## Your instructions
Without the pictures, print the lines running from the beginning of the material to the line containing "20 Terékenység Szerint</div>", both ends included.

#####

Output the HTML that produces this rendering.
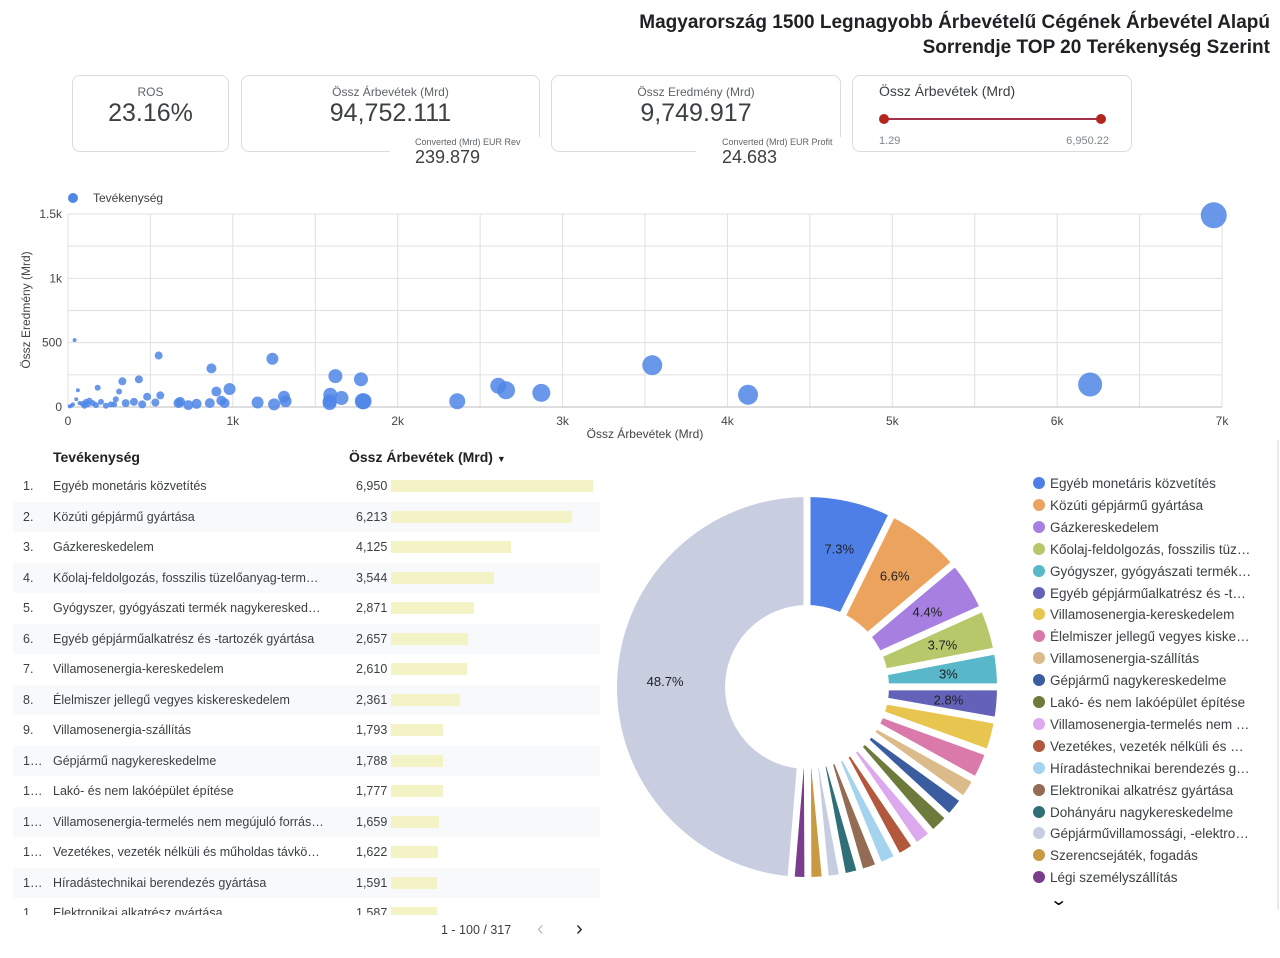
<!DOCTYPE html>
<html><head><meta charset="utf-8"><style>
body{margin:0;width:1280px;height:958px;background:#fff;font-family:"Liberation Sans",sans-serif;position:relative;overflow:hidden;color:#202124}
.abs{position:absolute}
.card{position:absolute;border:1px solid #dadce0;border-radius:8px;background:#fff}
.lbl{font-size:12px;color:#5f6368;text-align:center}
.big{font-size:25px;color:#3c4043;text-align:center}
.row{position:absolute;left:13px;width:587px;height:30px;font-size:12.5px;color:#3c4043}
.row span{position:absolute;top:8px}
.leg{position:absolute;left:1033px;font-size:13.5px;color:#3c4043;white-space:nowrap}
.leg i{display:inline-block;width:12px;height:12px;border-radius:50%;margin-right:5px;vertical-align:-1px}
</style></head><body>
<div class="abs" style="right:10px;top:10px;text-align:right;font-size:19px;font-weight:bold;line-height:25px;color:#202124">Magyarország 1500 Legnagyobb Árbevételű Cégének Árbevétel Alapú<br>Sorrendje TOP 20 Terékenység Szerint</div>

<div class="card" style="left:72px;top:75px;width:155px;height:75px">
<div class="lbl" style="margin-top:9px">ROS</div><div class="big">23.16%</div></div>
<div class="card" style="left:241px;top:75px;width:297px;height:75px">
<div class="lbl" style="margin-top:9px">Össz Árbevétek (Mrd)</div><div class="big">94,752.111</div></div>
<div class="abs" style="left:390px;top:137px;width:150px;height:34px;background:#fff">
<div style="font-size:9px;color:#5f6368;margin-left:25px">Converted (Mrd) EUR Rev</div><div style="font-size:18px;color:#3c4043;margin-left:25px">239.879</div></div>
<div class="card" style="left:551px;top:75px;width:288px;height:75px">
<div class="lbl" style="margin-top:9px">Össz Eredmény (Mrd)</div><div class="big">9,749.917</div></div>
<div class="abs" style="left:696px;top:137px;width:145px;height:34px;background:#fff">
<div style="font-size:9px;color:#5f6368;margin-left:26px">Converted (Mrd) EUR Profit</div><div style="font-size:18px;color:#3c4043;margin-left:26px">24.683</div></div>
<div class="card" style="left:852px;top:75px;width:278px;height:75px">
<div style="position:absolute;left:26px;top:7px;font-size:14px;color:#3c4043">Össz Árbevétek (Mrd)</div>
<div style="position:absolute;left:31px;top:42px;width:218px;height:2px;background:#a3324a"></div>
<div style="position:absolute;left:26px;top:38px;width:10px;height:10px;border-radius:50%;background:#b3261e"></div>
<div style="position:absolute;left:243px;top:38px;width:10px;height:10px;border-radius:50%;background:#b3261e"></div>
<div style="position:absolute;left:26px;top:59px;font-size:11px;color:#80868b">1.29</div>
<div style="position:absolute;right:22px;top:59px;font-size:11px;color:#80868b">6,950.22</div></div>

<svg id="scatter" class="abs" style="left:0;top:185px" width="1280" height="260"></svg>

<div class="abs" style="left:53px;top:449px;font-size:14px;font-weight:bold">Tevékenység</div>
<div class="abs" style="left:349px;top:449px;font-size:14px;font-weight:bold">Össz Árbevétek (Mrd) <span style="font-size:9px">▼</span></div>
<div id="table" class="abs" style="left:0;top:0;width:620px;height:915px;overflow:hidden"></div>
<div class="abs" style="left:441px;top:923px;font-size:12.5px;color:#3c4043">1 - 100 / 317</div>
<div class="abs" style="left:537px;top:918px;font-size:20px;color:#bdc1c6">‹</div>
<div class="abs" style="left:576px;top:918px;font-size:20px;color:#202124">›</div>

<svg id="pie" class="abs" style="left:600px;top:480px" width="420" height="420"></svg>
<div id="legend"></div>
<div class="abs" style="left:1052px;top:890px;font-size:16px;color:#000;transform:scaleX(1.4)">⌄</div>
<div class="abs" style="left:1277px;top:440px;width:2px;height:470px;background:#e8eaed"></div>

<script>
const NS='http://www.w3.org/2000/svg';
function mk(p,t,a){const e=document.createElementNS(NS,t);for(const k in a)e.setAttribute(k,a[k]);p.appendChild(e);return e;}
// ---- scatter data ----
const revX=[6950,6200,4125,3544,2871,2657,2610,2361,1793,1788,1777,1659,1622,1591,1587,1587,1320,1310,1250,1240,1150,980,950,930,900,860,870,780,730,680,670,550,560,530,480,430,450,400,330,310,350,290,280,260,230,180,200,170,150,130,120,100,90,60,50,40,30,20,10,70,110];
const profY=[1490,175,95,325,110,130,165,45,45,45,215,70,240,95,30,45,45,80,20,375,35,140,30,50,120,30,300,25,15,40,30,400,90,35,80,215,20,40,200,120,30,60,20,20,10,150,40,15,30,50,20,10,25,130,60,520,20,10,5,30,40];
const bubR=[13,12,10,10,9,9,8,8,8,8,7,7,7,7,7,7,6,6,6,6,6,6,5,5,5,5,5,5,5,5,5,4,4,4,4,4,4,4,4,3,4,3,3,3,3,3,3,3,3,3,3,3,3,2,2,2,2,2,2,2,3];
const xTicks=[0,1000,2000,3000,4000,5000,6000,7000];
const xTickLbl=['0','1k','2k','3k','4k','5k','6k','7k'];
const yTicks=[0,500,1000,1500];
const yTickLbl=['0','500','1k','1.5k'];
const sc=document.getElementById('scatter');
const X=v=>68+v*(1222-68)/7000, Y=v=>222-v*(222-29)/1500;
for(let v=0;v<=1500;v+=250){const g=mk(sc,'line',{x1:68,x2:1222,y1:Y(v),y2:Y(v),stroke:'#e0e0e0'});}
for(let v=0;v<=7000;v+=500){const g=mk(sc,'line',{x1:X(v),x2:X(v),y1:Y(0),y2:Y(1500),stroke:'#e0e0e0'});}
mk(sc,'line',{x1:68,x2:1222,y1:Y(0),y2:Y(0),stroke:'#bdbdbd'});
xTicks.forEach((v,i)=>{const t=mk(sc,'text',{x:X(v),y:240,'font-size':12,fill:'#444','text-anchor':'middle'});t.textContent=xTickLbl[i];});
yTicks.forEach((v,i)=>{const t=mk(sc,'text',{x:62,y:Y(v)+4,'font-size':12,fill:'#444','text-anchor':'end'});t.textContent=yTickLbl[i];});
let t=mk(sc,'text',{x:645,y:253,'font-size':12,fill:'#444','text-anchor':'middle'});t.textContent='Össz Árbevétek (Mrd)';
t=mk(sc,'text',{x:0,y:0,'font-size':12,fill:'#444','text-anchor':'middle',transform:'translate(30,125) rotate(-90)'});t.textContent='Össz Eredmény (Mrd)';
let c=mk(sc,'circle',{cx:73,cy:13,r:5,fill:'#4f86e8'});
t=mk(sc,'text',{x:93,y:17,'font-size':12,fill:'#3c4043'});t.textContent='Tevékenység';
revX.forEach((v,i)=>{const p=mk(sc,'circle',{cx:X(v),cy:Y(profY[i]),r:bubR[i],fill:'#4f86e8','fill-opacity':0.85});});

// ---- table ----
const names=['Egyéb monetáris közvetítés','Közúti gépjármű gyártása','Gázkereskedelem','Kőolaj-feldolgozás, fosszilis tüzelőanyag-term…','Gyógyszer, gyógyászati termék nagykeresked…','Egyéb gépjárműalkatrész és -tartozék gyártása','Villamosenergia-kereskedelem','Élelmiszer jellegű vegyes kiskereskedelem','Villamosenergia-szállítás','Gépjármű nagykereskedelme','Lakó- és nem lakóépület építése','Villamosenergia-termelés nem megújuló forrás…','Vezetékes, vezeték nélküli és műholdas távkö…','Híradástechnikai berendezés gyártása','Elektronikai alkatrész gyártása'];
const revenue=[6950,6213,4125,3544,2871,2657,2610,2361,1793,1788,1777,1659,1622,1591,1587];
const tb=document.getElementById('table');
names.forEach((n,i)=>{const r=document.createElement('div');r.className='row';r.style.top=(471+i*30.5)+'px';if(i%2)r.style.background='#f8f9fa';


r.innerHTML='<span style="left:10px">'+(i<9?(i+1)+'.':'1…')+'</span><span style="left:40px">'+n+'</span><span style="left:343px">'+revenue[i].toLocaleString('en-US')+'</span><div style="position:absolute;left:378px;top:9px;height:12px;background:#f3f3c6;width:'+(revenue[i]*202/6950)+'px"></div>';
tb.appendChild(r);});

// ---- donut ----
const pieLabels=['Egyéb monetáris közvetítés','Közúti gépjármű gyártása','Gázkereskedelem','Kőolaj-feldolgozás, fosszilis tüz…','Gyógyszer, gyógyászati termék…','Egyéb gépjárműalkatrész és -t…','Villamosenergia-kereskedelem','Élelmiszer jellegű vegyes kiske…','Villamosenergia-szállítás','Gépjármű nagykereskedelme','Lakó- és nem lakóépület építése','Villamosenergia-termelés nem …','Vezetékes, vezeték nélküli és …','Híradástechnikai berendezés g…','Elektronikai alkatrész gyártása','Dohányáru nagykereskedelme','Gépjárművillamossági, -elektro…','Szerencsejáték, fogadás','Légi személyszállítás','Egyéb'];
const pieShare=[7.3,6.6,4.4,3.7,3.0,2.8,2.75,2.5,1.9,1.9,1.9,1.75,1.7,1.7,1.65,1.5,1.45,1.45,1.4,48.7];
const pieColors=['#4e7fe6','#eba35e','#a67fe0','#b7c86b','#58b7c8','#6362b8','#e7c54f','#d97aab','#dcbb8a','#3a5da0','#6c7a3b','#dca8ee','#b2583c','#a3d3ef','#946b55','#2f7078','#c6cde0','#c99a42','#7a3c8c','#c8cee0'];
const pie=document.getElementById('pie');const cx=207,cy=207,R=190,r0=82;
const tot=pieShare.reduce((a,b)=>a+b,0);let a0=0;
const pt=(a,rr)=>[cx+rr*Math.sin(a),cy-rr*Math.cos(a)];
const bounds=[];
pieShare.forEach((v,i)=>{const a1=a0+v/tot*2*Math.PI;const [x0,y0]=pt(a0,R),[x1,y1]=pt(a1,R);const lg=(a1-a0)>Math.PI?1:0;
const p=mk(pie,'path',{d:`M${cx} ${cy}L${x0} ${y0}A${R} ${R} 0 ${lg} 1 ${x1} ${y1}Z`,fill:pieColors[i]});


bounds.push(a0);
if(v>=2.8){const [lx,ly]=pt((a0+a1)/2,i==19?142:142);const tx=mk(pie,'text',{x:lx,y:ly+5,'font-size':13,fill:'#202124','text-anchor':'middle'});tx.textContent=(Math.round(v*10)/10)+'%';

}
a0=a1;});
bounds.forEach(a=>{const [x,y]=pt(a,R+3);mk(pie,'line',{x1:cx,y1:cy,x2:x,y2:y,stroke:'#fff','stroke-width':7});});
mk(pie,'circle',{cx:cx,cy:cy,r:r0,fill:'#fff'});
// re-draw labels above
pie.querySelectorAll('text').forEach(e=>pie.appendChild(e));

const lg=document.getElementById('legend');
pieLabels.slice(0,19).forEach((n,i)=>{const d=document.createElement('div');d.className='leg';d.style.top=(476+i*21.9)+'px';


d.innerHTML='<i style="background:'+pieColors[i]+'"></i>'+n;lg.appendChild(d);});
</script>
</body></html>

#####

## Exercise solution
Output the HTML that produces this rendering.
<!DOCTYPE html>
<html><head><meta charset="utf-8"><style>
body{margin:0;width:1280px;height:958px;background:#fff;font-family:"Liberation Sans",sans-serif;position:relative;overflow:hidden;color:#202124}
.abs{position:absolute}
.card{position:absolute;border:1px solid #dadce0;border-radius:8px;background:#fff}
.lbl{font-size:12px;color:#5f6368;text-align:center}
.big{font-size:25px;color:#3c4043;text-align:center}
.row{position:absolute;left:13px;width:587px;height:30px;font-size:12.5px;color:#3c4043}
.row span{position:absolute;top:8px}
.leg{position:absolute;left:1033px;font-size:13.5px;color:#3c4043;white-space:nowrap}
.leg i{display:inline-block;width:12px;height:12px;border-radius:50%;margin-right:5px;vertical-align:-1px}
</style></head><body>
<div class="abs" style="right:10px;top:10px;text-align:right;font-size:19px;font-weight:bold;line-height:25px;color:#202124">Magyarország 1500 Legnagyobb Árbevételű Cégének Árbevétel Alapú<br>Sorrendje TOP 20 Terékenység Szerint</div>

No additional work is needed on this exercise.